■ WRITTEN EXERCISE: Your task is to reproduce, verbatim and without pictures, the lines from the opening of the listing through the line containing "93.7,92.5,90.3,89.8,90.5,91,91.548];".

========

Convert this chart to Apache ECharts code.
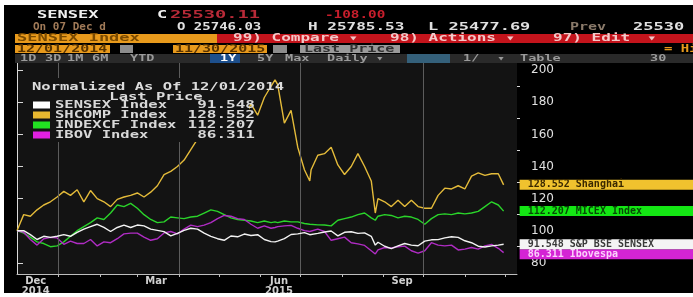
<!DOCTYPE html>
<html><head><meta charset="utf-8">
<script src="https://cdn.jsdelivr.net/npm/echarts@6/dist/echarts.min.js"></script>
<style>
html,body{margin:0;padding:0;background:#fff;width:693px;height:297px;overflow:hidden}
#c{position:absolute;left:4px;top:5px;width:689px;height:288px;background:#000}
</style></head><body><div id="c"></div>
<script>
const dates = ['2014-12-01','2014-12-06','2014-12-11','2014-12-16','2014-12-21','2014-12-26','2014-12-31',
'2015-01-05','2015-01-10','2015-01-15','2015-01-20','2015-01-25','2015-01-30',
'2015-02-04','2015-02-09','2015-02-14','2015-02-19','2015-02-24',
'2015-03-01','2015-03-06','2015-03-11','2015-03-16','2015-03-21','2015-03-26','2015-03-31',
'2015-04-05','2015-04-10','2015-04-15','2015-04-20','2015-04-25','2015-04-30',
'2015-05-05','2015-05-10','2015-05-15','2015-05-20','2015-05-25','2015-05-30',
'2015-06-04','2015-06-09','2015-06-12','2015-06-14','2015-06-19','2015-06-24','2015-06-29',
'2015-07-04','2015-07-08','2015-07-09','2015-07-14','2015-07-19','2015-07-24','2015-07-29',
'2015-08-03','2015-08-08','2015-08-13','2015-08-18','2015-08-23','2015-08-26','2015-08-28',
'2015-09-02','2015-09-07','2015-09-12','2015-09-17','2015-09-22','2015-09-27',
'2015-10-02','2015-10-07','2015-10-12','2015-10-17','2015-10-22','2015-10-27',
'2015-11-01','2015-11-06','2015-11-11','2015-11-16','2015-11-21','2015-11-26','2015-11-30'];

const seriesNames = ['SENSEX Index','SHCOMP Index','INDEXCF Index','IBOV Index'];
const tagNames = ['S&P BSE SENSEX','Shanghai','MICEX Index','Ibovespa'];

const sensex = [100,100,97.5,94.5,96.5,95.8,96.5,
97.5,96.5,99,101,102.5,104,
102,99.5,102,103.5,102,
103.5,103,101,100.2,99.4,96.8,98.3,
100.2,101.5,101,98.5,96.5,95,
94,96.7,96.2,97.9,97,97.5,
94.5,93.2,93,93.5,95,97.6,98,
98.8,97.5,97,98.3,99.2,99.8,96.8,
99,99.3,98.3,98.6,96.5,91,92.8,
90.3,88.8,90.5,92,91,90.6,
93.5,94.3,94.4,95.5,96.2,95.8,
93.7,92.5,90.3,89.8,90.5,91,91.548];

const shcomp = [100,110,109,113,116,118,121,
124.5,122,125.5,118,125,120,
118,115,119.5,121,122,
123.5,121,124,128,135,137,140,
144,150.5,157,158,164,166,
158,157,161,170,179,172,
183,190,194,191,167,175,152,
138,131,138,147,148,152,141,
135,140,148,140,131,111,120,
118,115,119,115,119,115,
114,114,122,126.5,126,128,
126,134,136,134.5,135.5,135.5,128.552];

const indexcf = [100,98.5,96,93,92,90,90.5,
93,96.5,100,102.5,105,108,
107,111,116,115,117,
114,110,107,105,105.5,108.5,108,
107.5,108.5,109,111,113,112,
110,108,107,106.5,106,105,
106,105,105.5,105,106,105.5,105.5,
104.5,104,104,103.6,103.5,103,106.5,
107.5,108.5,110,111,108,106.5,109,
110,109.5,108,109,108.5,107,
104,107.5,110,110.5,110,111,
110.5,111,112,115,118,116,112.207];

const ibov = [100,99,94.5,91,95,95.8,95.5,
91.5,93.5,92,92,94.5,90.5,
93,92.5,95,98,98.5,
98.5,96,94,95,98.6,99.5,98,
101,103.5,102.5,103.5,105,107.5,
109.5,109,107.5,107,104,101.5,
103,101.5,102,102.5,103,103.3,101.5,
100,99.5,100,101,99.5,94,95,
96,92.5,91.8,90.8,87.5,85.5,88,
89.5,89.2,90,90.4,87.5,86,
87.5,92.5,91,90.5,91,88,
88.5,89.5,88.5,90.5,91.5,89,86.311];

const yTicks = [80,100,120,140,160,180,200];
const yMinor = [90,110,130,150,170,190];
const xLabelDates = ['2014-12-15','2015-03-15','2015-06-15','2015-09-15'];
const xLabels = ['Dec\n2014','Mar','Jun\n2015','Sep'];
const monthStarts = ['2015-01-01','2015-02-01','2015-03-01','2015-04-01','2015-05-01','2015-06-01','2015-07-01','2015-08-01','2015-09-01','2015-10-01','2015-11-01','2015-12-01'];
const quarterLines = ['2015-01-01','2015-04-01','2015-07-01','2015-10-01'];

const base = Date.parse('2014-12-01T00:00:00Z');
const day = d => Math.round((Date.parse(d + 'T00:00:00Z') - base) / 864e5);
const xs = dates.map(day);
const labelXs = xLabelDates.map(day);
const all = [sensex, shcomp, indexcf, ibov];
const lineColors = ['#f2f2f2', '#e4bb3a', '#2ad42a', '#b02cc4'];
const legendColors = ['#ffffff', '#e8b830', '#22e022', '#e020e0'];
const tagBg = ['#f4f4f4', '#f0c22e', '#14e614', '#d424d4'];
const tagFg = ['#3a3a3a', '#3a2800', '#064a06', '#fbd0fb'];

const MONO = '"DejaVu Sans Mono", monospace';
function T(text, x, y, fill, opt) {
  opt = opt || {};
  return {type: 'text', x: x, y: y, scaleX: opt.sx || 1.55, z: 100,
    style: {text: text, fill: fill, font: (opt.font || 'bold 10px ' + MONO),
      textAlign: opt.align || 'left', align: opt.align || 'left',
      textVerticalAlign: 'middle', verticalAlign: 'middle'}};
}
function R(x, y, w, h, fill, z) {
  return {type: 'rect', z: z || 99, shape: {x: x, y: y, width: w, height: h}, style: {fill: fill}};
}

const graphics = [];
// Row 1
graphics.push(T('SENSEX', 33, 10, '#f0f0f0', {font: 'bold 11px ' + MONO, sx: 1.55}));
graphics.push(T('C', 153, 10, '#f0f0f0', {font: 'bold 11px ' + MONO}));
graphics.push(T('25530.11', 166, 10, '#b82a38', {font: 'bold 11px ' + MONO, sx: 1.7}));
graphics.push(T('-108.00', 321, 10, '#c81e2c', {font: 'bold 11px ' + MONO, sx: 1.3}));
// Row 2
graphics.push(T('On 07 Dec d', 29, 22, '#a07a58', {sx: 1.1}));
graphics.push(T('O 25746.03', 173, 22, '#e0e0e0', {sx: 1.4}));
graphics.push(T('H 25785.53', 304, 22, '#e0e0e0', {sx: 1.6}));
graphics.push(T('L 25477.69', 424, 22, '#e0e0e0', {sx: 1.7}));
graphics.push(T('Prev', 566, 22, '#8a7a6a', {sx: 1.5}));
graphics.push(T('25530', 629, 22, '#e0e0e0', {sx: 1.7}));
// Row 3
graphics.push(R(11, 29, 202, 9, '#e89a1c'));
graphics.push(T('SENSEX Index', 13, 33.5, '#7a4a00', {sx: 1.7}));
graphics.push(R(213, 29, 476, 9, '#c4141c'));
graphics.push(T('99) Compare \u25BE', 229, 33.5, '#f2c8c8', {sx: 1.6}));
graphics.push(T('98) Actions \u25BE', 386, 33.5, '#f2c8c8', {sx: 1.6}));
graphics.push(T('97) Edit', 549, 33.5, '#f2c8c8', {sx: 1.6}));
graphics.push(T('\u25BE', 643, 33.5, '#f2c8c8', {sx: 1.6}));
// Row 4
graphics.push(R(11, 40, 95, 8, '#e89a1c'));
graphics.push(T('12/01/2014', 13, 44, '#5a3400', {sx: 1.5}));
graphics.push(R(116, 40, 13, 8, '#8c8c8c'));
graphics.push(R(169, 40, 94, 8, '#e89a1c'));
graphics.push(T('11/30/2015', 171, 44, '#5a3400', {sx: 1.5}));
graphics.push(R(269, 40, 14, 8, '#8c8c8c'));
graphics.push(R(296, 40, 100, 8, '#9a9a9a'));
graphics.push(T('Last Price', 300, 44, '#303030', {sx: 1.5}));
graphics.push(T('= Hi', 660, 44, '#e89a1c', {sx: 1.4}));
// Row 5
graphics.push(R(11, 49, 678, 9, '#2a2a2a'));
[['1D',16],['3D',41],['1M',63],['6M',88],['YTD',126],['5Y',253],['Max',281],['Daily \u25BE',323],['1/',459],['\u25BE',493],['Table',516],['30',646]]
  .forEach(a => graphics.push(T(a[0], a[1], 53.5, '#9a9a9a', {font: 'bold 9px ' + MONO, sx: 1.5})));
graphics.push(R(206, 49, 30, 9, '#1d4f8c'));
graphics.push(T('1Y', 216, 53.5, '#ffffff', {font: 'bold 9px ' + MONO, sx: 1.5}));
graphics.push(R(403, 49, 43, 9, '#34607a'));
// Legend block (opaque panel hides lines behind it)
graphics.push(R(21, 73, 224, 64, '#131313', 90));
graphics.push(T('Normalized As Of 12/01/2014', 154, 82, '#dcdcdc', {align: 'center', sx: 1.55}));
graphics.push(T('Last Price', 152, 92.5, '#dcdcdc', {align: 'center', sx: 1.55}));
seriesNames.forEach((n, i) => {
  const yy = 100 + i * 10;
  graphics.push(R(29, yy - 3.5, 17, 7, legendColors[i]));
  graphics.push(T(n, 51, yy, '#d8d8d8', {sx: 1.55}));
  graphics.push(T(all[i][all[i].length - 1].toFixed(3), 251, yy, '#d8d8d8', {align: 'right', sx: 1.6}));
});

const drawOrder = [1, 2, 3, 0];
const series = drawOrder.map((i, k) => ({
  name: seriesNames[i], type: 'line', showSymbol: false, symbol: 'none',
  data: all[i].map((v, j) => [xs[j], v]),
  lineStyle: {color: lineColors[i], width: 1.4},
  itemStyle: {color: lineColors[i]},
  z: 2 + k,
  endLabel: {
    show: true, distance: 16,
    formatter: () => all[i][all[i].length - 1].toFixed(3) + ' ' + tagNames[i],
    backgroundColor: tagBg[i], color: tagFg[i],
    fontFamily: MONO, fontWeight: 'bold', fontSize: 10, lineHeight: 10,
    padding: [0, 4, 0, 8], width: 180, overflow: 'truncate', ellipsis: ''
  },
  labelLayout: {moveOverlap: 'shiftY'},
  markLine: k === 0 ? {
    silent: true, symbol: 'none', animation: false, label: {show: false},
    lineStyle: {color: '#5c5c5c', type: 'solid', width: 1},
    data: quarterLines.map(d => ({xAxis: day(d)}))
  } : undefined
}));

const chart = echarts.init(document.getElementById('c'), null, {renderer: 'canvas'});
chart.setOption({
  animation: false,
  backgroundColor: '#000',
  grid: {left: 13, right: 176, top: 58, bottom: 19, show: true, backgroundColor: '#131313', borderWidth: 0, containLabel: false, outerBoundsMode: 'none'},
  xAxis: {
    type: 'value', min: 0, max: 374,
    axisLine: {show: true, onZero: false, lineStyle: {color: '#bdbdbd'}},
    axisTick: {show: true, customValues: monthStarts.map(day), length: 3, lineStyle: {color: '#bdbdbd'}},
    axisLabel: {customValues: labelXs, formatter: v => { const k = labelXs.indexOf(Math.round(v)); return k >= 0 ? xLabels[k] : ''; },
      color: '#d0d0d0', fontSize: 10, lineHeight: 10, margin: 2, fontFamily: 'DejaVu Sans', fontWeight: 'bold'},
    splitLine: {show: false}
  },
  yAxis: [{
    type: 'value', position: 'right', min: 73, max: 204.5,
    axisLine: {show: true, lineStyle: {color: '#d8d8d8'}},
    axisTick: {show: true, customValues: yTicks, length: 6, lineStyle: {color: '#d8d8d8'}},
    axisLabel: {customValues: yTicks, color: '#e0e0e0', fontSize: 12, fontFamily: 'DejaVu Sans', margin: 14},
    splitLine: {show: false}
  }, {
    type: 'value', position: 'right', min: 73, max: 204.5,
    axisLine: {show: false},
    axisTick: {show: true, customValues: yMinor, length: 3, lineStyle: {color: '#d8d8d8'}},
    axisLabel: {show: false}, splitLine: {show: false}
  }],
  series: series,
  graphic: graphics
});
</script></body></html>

========

■ FINISHED EXERCISE:
Convert this chart to Apache ECharts code.
<!DOCTYPE html>
<html><head><meta charset="utf-8">
<script src="https://cdn.jsdelivr.net/npm/echarts@6/dist/echarts.min.js"></script>
<style>
html,body{margin:0;padding:0;background:#fff;width:693px;height:297px;overflow:hidden}
#c{position:absolute;left:4px;top:5px;width:689px;height:288px;background:#000}
</style></head><body><div id="c"></div>
<script>
const dates = ['2014-12-01','2014-12-06','2014-12-11','2014-12-16','2014-12-21','2014-12-26','2014-12-31',
'2015-01-05','2015-01-10','2015-01-15','2015-01-20','2015-01-25','2015-01-30',
'2015-02-04','2015-02-09','2015-02-14','2015-02-19','2015-02-24',
'2015-03-01','2015-03-06','2015-03-11','2015-03-16','2015-03-21','2015-03-26','2015-03-31',
'2015-04-05','2015-04-10','2015-04-15','2015-04-20','2015-04-25','2015-04-30',
'2015-05-05','2015-05-10','2015-05-15','2015-05-20','2015-05-25','2015-05-30',
'2015-06-04','2015-06-09','2015-06-12','2015-06-14','2015-06-19','2015-06-24','2015-06-29',
'2015-07-04','2015-07-08','2015-07-09','2015-07-14','2015-07-19','2015-07-24','2015-07-29',
'2015-08-03','2015-08-08','2015-08-13','2015-08-18','2015-08-23','2015-08-26','2015-08-28',
'2015-09-02','2015-09-07','2015-09-12','2015-09-17','2015-09-22','2015-09-27',
'2015-10-02','2015-10-07','2015-10-12','2015-10-17','2015-10-22','2015-10-27',
'2015-11-01','2015-11-06','2015-11-11','2015-11-16','2015-11-21','2015-11-26','2015-11-30'];

const seriesNames = ['SENSEX Index','SHCOMP Index','INDEXCF Index','IBOV Index'];
const tagNames = ['S&P BSE SENSEX','Shanghai','MICEX Index','Ibovespa'];

const sensex = [100,100,97.5,94.5,96.5,95.8,96.5,
97.5,96.5,99,101,102.5,104,
102,99.5,102,103.5,102,
103.5,103,101,100.2,99.4,96.8,98.3,
100.2,101.5,101,98.5,96.5,95,
94,96.7,96.2,97.9,97,97.5,
94.5,93.2,93,93.5,95,97.6,98,
98.8,97.5,97,98.3,99.2,99.8,96.8,
99,99.3,98.3,98.6,96.5,91,92.8,
90.3,88.8,90.5,92,91,90.6,
93.5,94.3,94.4,95.5,96.2,95.8,
93.7,92.5,90.3,89.8,90.5,91,91.548];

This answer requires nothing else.